Find the center (h,k) and radius of the following circle.
x^2 + y^2 - 6x - 2y + 1 = 0
My answer is center= (-3,-1) and radius of 1. Am I correct?
x^2-6x +9 + y^2-2x+1=9 I added 9 to both sides.
(x-3)^2+(y-1)^2=3^2
I get center (3,1) and radius of 3
why 9?
To determine the center and radius of a circle, we need to rewrite the equation of the circle in the standard form:
(x - h)^2 + (y - k)^2 = r^2
So, let's complete the square to rewrite the given equation:
x^2 + y^2 - 6x - 2y + 1 = 0
First, rearrange the terms:
x^2 - 6x + y^2 - 2y = -1
Now, focus on the x terms.
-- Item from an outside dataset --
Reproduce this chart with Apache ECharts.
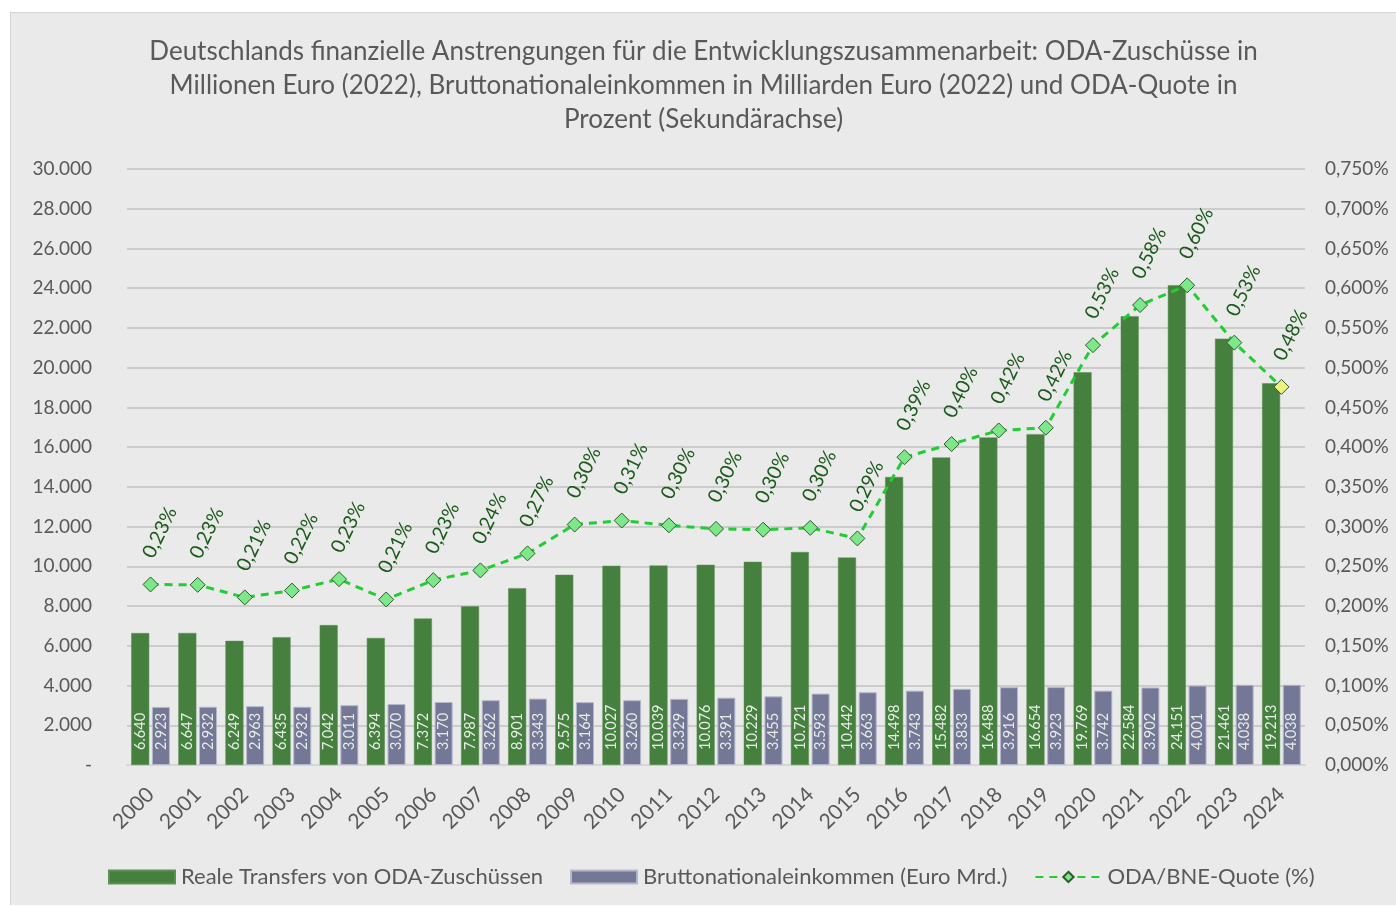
<!DOCTYPE html>
<html>
<head>
<meta charset="utf-8">
<script src="https://cdn.jsdelivr.net/npm/echarts@6/dist/echarts.min.js"></script>
<style>
  html, body { margin: 0; padding: 0; background: #ffffff; }
  #chart {
    position: absolute; left: 10px; top: 12px;
    width: 1386px; height: 893px;
    background: #eaeaea;
    border-left: 1px solid #d4d4d4; border-top: 1px solid #d4d4d4;
    box-sizing: border-box;
  }
</style>
</head>
<body>
<div id="chart"></div>
<script>
// Jahre
const years = ['2000','2001','2002','2003','2004','2005','2006','2007','2008','2009','2010','2011','2012',
  '2013','2014','2015','2016','2017','2018','2019','2020','2021','2022','2023','2024'];

// Reale Transfers von ODA-Zuschüssen (Mio. Euro, 2022)
const odaGrants = [6640, 6647, 6249, 6435, 7042, 6394, 7372, 7987, 8901, 9575, 10027, 10039, 10076,
  10229, 10721, 10442, 14498, 15482, 16488, 16654, 19769, 22584, 24151, 21461, 19213];

// Bruttonationaleinkommen (Mrd. Euro, 2022)
const gni = [2923, 2932, 2963, 2932, 3011, 3070, 3170, 3262, 3343, 3164, 3260, 3329, 3391,
  3455, 3593, 3663, 3743, 3833, 3916, 3923, 3742, 3902, 4001, 4038, 4038];

// ODA/BNE-Quote (%)
const odaRatio = [0.2272, 0.2267, 0.2109, 0.2195, 0.2339, 0.2083, 0.2326, 0.2449, 0.2663, 0.3026, 0.3076,
  0.3016, 0.2971, 0.2961, 0.2984, 0.2851, 0.3873, 0.4039, 0.4210, 0.4244, 0.5283, 0.5788, 0.6036,
  0.5315, 0.4758];

// Achsenbereiche
const leftAxis = { min: 0, max: 30000, interval: 2000 };
const rightAxis = { min: 0, max: 0.75, interval: 0.05 };

const FONT = 'Lato';
const TEXT = '#595959';

function deNumber(v) {
  return String(Math.round(v)).replace(/\B(?=(\d{3})+(?!\d))/g, '.');
}

const ratioData = odaRatio.map((v, i) => {
  const d = { value: v };
  if (i === odaRatio.length - 1) {
    d.itemStyle = { color: '#eef27a', borderColor: '#2f5a2a' };
  }
  return d;
});

const barLabel = {
  show: true,
  position: 'insideBottom',
  rotate: 90,
  align: 'left',
  verticalAlign: 'middle',
  distance: 15,
  color: '#e6eee6',
  fontFamily: FONT,
  fontSize: 14.5,
  formatter: p => deNumber(p.value)
};

const chart = echarts.init(document.getElementById('chart'), null, { renderer: 'canvas' });
chart.setOption({
  backgroundColor: '#eaeaea',
  animation: false,
  title: {
    text: 'Deutschlands finanzielle Anstrengungen für die Entwicklungszusammenarbeit: ODA-Zuschüsse in\n' +
          'Millionen Euro (2022), Bruttonationaleinkommen in Milliarden Euro (2022) und ODA-Quote in\n' +
          'Prozent (Sekundärachse)',
    left: 'center',
    top: 17,
    textStyle: { fontFamily: FONT, fontSize: 26, fontWeight: 'normal', color: TEXT, lineHeight: 34 }
  },
  legend: {
    left: 97,
    top: 853,
    padding: 0,
    itemWidth: 66,
    itemHeight: 13,
    itemGap: 27,
    textStyle: { fontFamily: FONT, fontSize: 22, color: TEXT, padding: [0, 0, 0, 1] },
    data: [
      { name: 'Reale Transfers von ODA-Zuschüssen', icon: 'rect' },
      { name: 'Bruttonationaleinkommen (Euro Mrd.)', icon: 'rect' },
      { name: 'ODA/BNE-Quote (%)' }
    ]
  },
  grid: { left: 116, right: 91, top: 156, bottom: 140, containLabel: false },
  xAxis: {
    type: 'category',
    data: years,
    axisLine: { lineStyle: { color: '#d6d6d6', width: 2 } },
    axisTick: { show: false },
    axisLabel: { rotate: 45, margin: 26, fontFamily: FONT, fontSize: 21, color: TEXT, interval: 0 }
  },
  yAxis: [
    {
      type: 'value',
      min: leftAxis.min, max: leftAxis.max, interval: leftAxis.interval,
      axisLine: { show: false },
      axisTick: { show: false },
      splitLine: { lineStyle: { color: '#c2c2c2', width: 1.5 } },
      axisLabel: {
        margin: 35, fontFamily: FONT, fontSize: 19, color: TEXT,
        formatter: v => v === 0 ? '-' : deNumber(v)
      }
    },
    {
      type: 'value',
      min: rightAxis.min, max: rightAxis.max, interval: rightAxis.interval,
      axisLine: { show: false },
      axisTick: { show: false },
      splitLine: { show: false },
      axisLabel: {
        margin: 20, fontFamily: FONT, fontSize: 19, color: TEXT,
        formatter: v => v.toFixed(3).replace('.', ',') + '%'
      }
    }
  ],
  series: [
    {
      name: 'Reale Transfers von ODA-Zuschüssen',
      type: 'bar',
      data: odaGrants,
      barWidth: 18,
      barGap: '15%',
      itemStyle: { color: '#46803e', borderColor: '#5d8f56', borderWidth: 0.5 },
      label: barLabel,
      z: 2
    },
    {
      name: 'Bruttonationaleinkommen (Euro Mrd.)',
      type: 'bar',
      data: gni,
      barWidth: 18,
      itemStyle: { color: '#747796', borderColor: '#b5b7cc', borderWidth: 1 },
      label: barLabel,
      z: 2
    },
    {
      name: 'ODA/BNE-Quote (%)',
      type: 'line',
      yAxisIndex: 1,
      data: ratioData,
      symbol: 'diamond',
      symbolSize: [15, 15],
      showAllSymbol: true,
      lineStyle: { color: '#22cc33', width: 3, type: [8, 6] },
      itemStyle: { color: '#7de88a', borderColor: '#2f5a2a', borderWidth: 1 },
      label: {
        show: true,
        position: 'top',
        distance: 25,
        offset: [-6, 0],
        rotate: 64,
        align: 'left',
        verticalAlign: 'middle',
        fontFamily: FONT,
        fontSize: 19.5,
        color: '#1b5a1b',
        formatter: p => p.value.toFixed(2).replace('.', ',') + '%'
      },
      z: 5
    }
  ]
});
</script>
</body>
</html>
To complete the square, we need to take half of the coefficient of x (-6) and square it:
(-6/2)^2 = (-3)^2 = 9
Add this value to both sides of the equation:
x^2 - 6x + 9 + y^2 - 2y = -1 + 9
(x - 3)^2 + y^2 - 2y = 8
In the same way, complete the square for the y terms:
(-2/2)^2 = (-1)^2 = 1
Add this value to both sides of the equation:
(x - 3)^2 + (y - 1)^2 = 8 + 1
(x - 3)^2 + (y - 1)^2 = 9
Now we have the equation in standard form:
(x - h)^2 + (y - k)^2 = r^2
Comparing this to our equation, we can see that the center of the circle is (h, k) = (3, 1) and the radius squared is r^2 = 9.
Taking the square root of 9, we find the radius r = 3.
Therefore, the correct answer is the center (h, k) = (3, 1) and the radius r = 3.